[start]
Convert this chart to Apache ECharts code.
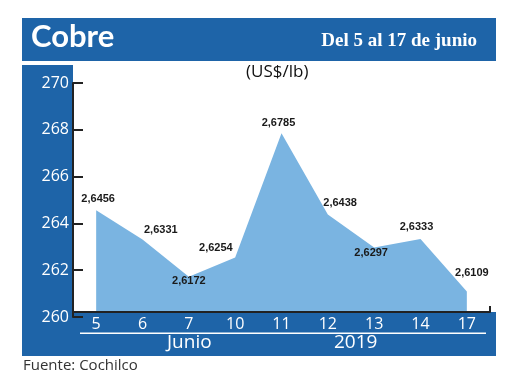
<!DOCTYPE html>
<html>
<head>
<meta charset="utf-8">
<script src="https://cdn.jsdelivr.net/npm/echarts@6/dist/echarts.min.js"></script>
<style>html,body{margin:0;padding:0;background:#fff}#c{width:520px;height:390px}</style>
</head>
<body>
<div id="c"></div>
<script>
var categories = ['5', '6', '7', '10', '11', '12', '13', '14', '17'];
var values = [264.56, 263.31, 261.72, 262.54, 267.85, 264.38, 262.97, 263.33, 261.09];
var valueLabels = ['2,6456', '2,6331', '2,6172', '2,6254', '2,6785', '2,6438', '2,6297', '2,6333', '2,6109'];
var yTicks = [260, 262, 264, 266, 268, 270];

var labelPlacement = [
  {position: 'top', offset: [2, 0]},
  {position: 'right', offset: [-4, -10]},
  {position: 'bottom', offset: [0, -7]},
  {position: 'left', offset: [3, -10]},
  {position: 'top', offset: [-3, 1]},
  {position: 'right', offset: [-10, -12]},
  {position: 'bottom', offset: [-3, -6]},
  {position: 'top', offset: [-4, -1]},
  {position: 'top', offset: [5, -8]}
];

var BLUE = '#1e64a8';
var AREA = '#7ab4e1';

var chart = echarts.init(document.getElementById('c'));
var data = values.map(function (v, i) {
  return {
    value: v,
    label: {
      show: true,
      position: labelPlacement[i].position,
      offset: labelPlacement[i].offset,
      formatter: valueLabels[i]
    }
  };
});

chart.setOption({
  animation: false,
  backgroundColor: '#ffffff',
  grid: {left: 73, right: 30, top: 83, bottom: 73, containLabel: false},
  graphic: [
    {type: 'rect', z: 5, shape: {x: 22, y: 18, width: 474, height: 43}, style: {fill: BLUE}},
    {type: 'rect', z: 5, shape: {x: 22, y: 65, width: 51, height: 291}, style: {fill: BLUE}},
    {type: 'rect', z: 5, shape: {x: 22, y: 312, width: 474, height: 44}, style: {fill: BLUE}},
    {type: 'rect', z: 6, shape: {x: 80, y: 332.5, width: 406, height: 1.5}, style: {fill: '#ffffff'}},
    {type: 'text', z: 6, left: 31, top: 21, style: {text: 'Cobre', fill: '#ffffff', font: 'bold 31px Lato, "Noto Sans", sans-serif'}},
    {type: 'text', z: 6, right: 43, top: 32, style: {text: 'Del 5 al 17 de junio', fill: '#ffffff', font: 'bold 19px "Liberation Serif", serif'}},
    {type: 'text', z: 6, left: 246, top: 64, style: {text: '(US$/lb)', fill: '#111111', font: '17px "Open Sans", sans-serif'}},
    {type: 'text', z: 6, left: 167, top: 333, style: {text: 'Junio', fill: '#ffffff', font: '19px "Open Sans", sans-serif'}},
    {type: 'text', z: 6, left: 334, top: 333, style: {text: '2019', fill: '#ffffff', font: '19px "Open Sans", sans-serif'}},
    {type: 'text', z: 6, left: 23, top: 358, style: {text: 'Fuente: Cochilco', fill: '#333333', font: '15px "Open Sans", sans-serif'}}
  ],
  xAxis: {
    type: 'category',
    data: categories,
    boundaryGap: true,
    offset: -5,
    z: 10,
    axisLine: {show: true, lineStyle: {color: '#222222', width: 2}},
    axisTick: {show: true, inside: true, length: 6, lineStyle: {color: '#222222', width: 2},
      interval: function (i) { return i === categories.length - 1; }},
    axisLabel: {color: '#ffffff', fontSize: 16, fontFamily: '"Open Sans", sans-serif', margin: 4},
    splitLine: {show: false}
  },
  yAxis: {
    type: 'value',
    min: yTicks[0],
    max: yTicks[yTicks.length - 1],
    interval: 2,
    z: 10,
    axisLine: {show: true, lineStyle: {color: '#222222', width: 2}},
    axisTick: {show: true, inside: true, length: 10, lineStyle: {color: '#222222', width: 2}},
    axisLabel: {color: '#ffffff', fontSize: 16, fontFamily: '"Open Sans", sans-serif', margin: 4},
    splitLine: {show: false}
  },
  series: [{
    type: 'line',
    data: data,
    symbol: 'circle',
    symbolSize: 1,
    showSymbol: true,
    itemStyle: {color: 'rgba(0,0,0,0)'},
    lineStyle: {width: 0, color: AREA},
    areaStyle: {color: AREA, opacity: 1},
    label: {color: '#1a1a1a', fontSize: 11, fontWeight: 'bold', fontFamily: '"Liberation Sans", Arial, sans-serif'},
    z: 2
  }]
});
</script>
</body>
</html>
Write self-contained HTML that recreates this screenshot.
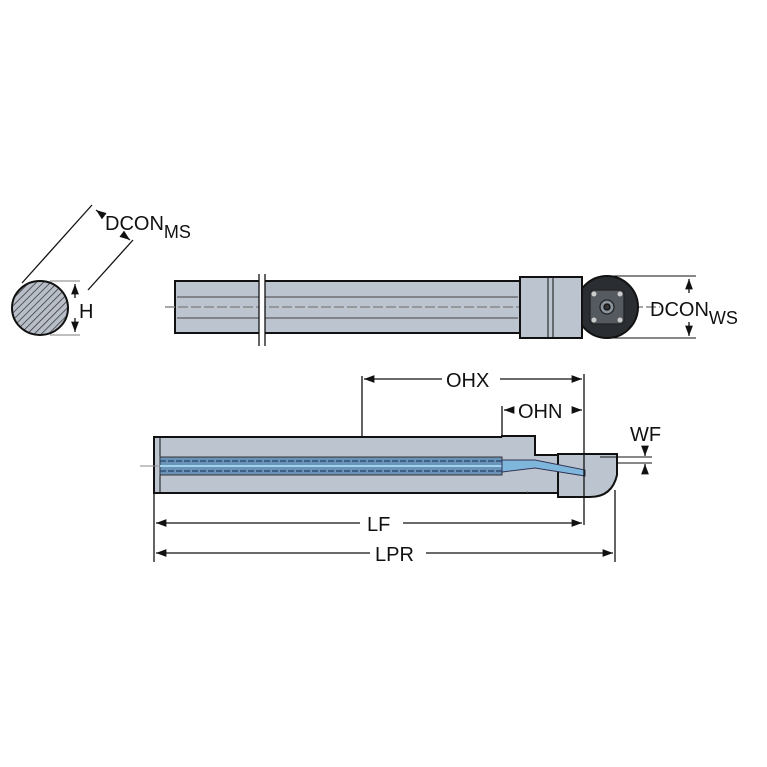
[end]
Keep the pictures out of the copy and write out the data exactly as it stands.

Convert this chart to Apache ECharts code.
<!DOCTYPE html>
<html>
<head>
<meta charset="utf-8">
<script src="https://cdn.jsdelivr.net/npm/echarts@6/dist/echarts.min.js"></script>
<style>html,body{margin:0;padding:0;background:#fff}#c{width:520px;height:390px}</style>
</head>
<body>
<div id="c"></div>
<script>
var categories = ['5', '6', '7', '10', '11', '12', '13', '14', '17'];
var values = [264.56, 263.31, 261.72, 262.54, 267.85, 264.38, 262.97, 263.33, 261.09];
var valueLabels = ['2,6456', '2,6331', '2,6172', '2,6254', '2,6785', '2,6438', '2,6297', '2,6333', '2,6109'];
var yTicks = [260, 262, 264, 266, 268, 270];

var labelPlacement = [
  {position: 'top', offset: [2, 0]},
  {position: 'right', offset: [-4, -10]},
  {position: 'bottom', offset: [0, -7]},
  {position: 'left', offset: [3, -10]},
  {position: 'top', offset: [-3, 1]},
  {position: 'right', offset: [-10, -12]},
  {position: 'bottom', offset: [-3, -6]},
  {position: 'top', offset: [-4, -1]},
  {position: 'top', offset: [5, -8]}
];

var BLUE = '#1e64a8';
var AREA = '#7ab4e1';

var chart = echarts.init(document.getElementById('c'));
var data = values.map(function (v, i) {
  return {
    value: v,
    label: {
      show: true,
      position: labelPlacement[i].position,
      offset: labelPlacement[i].offset,
      formatter: valueLabels[i]
    }
  };
});

chart.setOption({
  animation: false,
  backgroundColor: '#ffffff',
  grid: {left: 73, right: 30, top: 83, bottom: 73, containLabel: false},
  graphic: [
    {type: 'rect', z: 5, shape: {x: 22, y: 18, width: 474, height: 43}, style: {fill: BLUE}},
    {type: 'rect', z: 5, shape: {x: 22, y: 65, width: 51, height: 291}, style: {fill: BLUE}},
    {type: 'rect', z: 5, shape: {x: 22, y: 312, width: 474, height: 44}, style: {fill: BLUE}},
    {type: 'rect', z: 6, shape: {x: 80, y: 332.5, width: 406, height: 1.5}, style: {fill: '#ffffff'}},
    {type: 'text', z: 6, left: 31, top: 21, style: {text: 'Cobre', fill: '#ffffff', font: 'bold 31px Lato, "Noto Sans", sans-serif'}},
    {type: 'text', z: 6, right: 43, top: 32, style: {text: 'Del 5 al 17 de junio', fill: '#ffffff', font: 'bold 19px "Liberation Serif", serif'}},
    {type: 'text', z: 6, left: 246, top: 64, style: {text: '(US$/lb)', fill: '#111111', font: '17px "Open Sans", sans-serif'}},
    {type: 'text', z: 6, left: 167, top: 333, style: {text: 'Junio', fill: '#ffffff', font: '19px "Open Sans", sans-serif'}},
    {type: 'text', z: 6, left: 334, top: 333, style: {text: '2019', fill: '#ffffff', font: '19px "Open Sans", sans-serif'}},
    {type: 'text', z: 6, left: 23, top: 358, style: {text: 'Fuente: Cochilco', fill: '#333333', font: '15px "Open Sans", sans-serif'}}
  ],
  xAxis: {
    type: 'category',
    data: categories,
    boundaryGap: true,
    offset: -5,
    z: 10,
    axisLine: {show: true, lineStyle: {color: '#222222', width: 2}},
    axisTick: {show: true, inside: true, length: 6, lineStyle: {color: '#222222', width: 2},
      interval: function (i) { return i === categories.length - 1; }},
    axisLabel: {color: '#ffffff', fontSize: 16, fontFamily: '"Open Sans", sans-serif', margin: 4},
    splitLine: {show: false}
  },
  yAxis: {
    type: 'value',
    min: yTicks[0],
    max: yTicks[yTicks.length - 1],
    interval: 2,
    z: 10,
    axisLine: {show: true, lineStyle: {color: '#222222', width: 2}},
    axisTick: {show: true, inside: true, length: 10, lineStyle: {color: '#222222', width: 2}},
    axisLabel: {color: '#ffffff', fontSize: 16, fontFamily: '"Open Sans", sans-serif', margin: 4},
    splitLine: {show: false}
  },
  series: [{
    type: 'line',
    data: data,
    symbol: 'circle',
    symbolSize: 1,
    showSymbol: true,
    itemStyle: {color: 'rgba(0,0,0,0)'},
    lineStyle: {width: 0, color: AREA},
    areaStyle: {color: AREA, opacity: 1},
    label: {color: '#1a1a1a', fontSize: 11, fontWeight: 'bold', fontFamily: '"Liberation Sans", Arial, sans-serif'},
    z: 2
  }]
});
</script>
</body>
</html>
Write self-contained HTML that recreates this screenshot.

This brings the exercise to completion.